Investment advisers and its Covered Associates are prohibited from paying a third-party solicitor or placement agent to solicit business for the investment adviser from any government entity unless such third-party solicitor or placement agent is a SEC registered investment adviser or a registered broker-dealer subject to pay-to-play restrictions. Third-party placement agents and solicitors must be pre-approved by Compliance prior to entering into an agreement.
 
D.      Government Client List Record Keeping

The Advisers are required to record keep all governmental entity clients as part of the books and records requirements of the SEC Pay-to-Play Rule. Below are the various government entities that must be identified and record keep.
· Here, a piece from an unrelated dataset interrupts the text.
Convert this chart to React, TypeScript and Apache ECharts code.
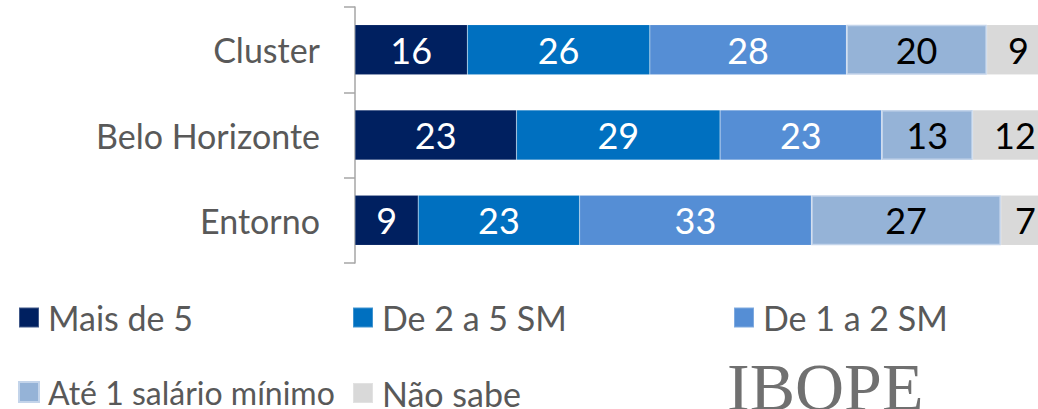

Please notify the Compliance Department should you be involved in solicitation of a government entity that may not be readily identified within our contact management system or RFP processing.

(1)
An adviser must make and keep a list of all the government entities to which the adviser has provided advisory services in the past five years effective March 14, 2011;
(2)
Each government entity that invests in a Covered Investment Pool where the account of such government entity can reasonably be identified as being held in the name of or for the benefit of such government entity on the records of the Covered Investment Pool or its transfer agent;
(3)
Each government entity whose account was identified as that of a government entity - at or around the time of the initial investment - to the adviser or one of its client servicing employees, regulated person, or covered associates;
(4)
Each government entity that sponsors or establishes a 529 Plan and has selected a specific Covered Investment Pool as an option to be offered by such 529 Plan; and
(5)
Each government entity that has been solicited to invest in a Covered Investment Pool either (i) by a covered associate or regulated person of the adviser; or (ii) by an intermediary or affiliate of the Covered Investment Pool if a covered associate, regulated person, or client servicing employee of the adviser participated in or was involved in such solicitation, regardless of which such government entity invested in the Covered Investment Pool.
ð
Advisers staff must notify the Compliance Department should you be involved and/or participating in meetings with PMC/RIS for their fund/pension sales with government entities.

In addition to the Advisers’ Political Campaign Contribution policy provided above, all employees are also subject to the PFG Political Activity and Government Relations Policy which can be found on Inside The Principal .

Employees maintaining dual roles with other PFG business units will need to follow the employee’s primary business unit Political Contributions policy and procedures. Dual reporting will not be required.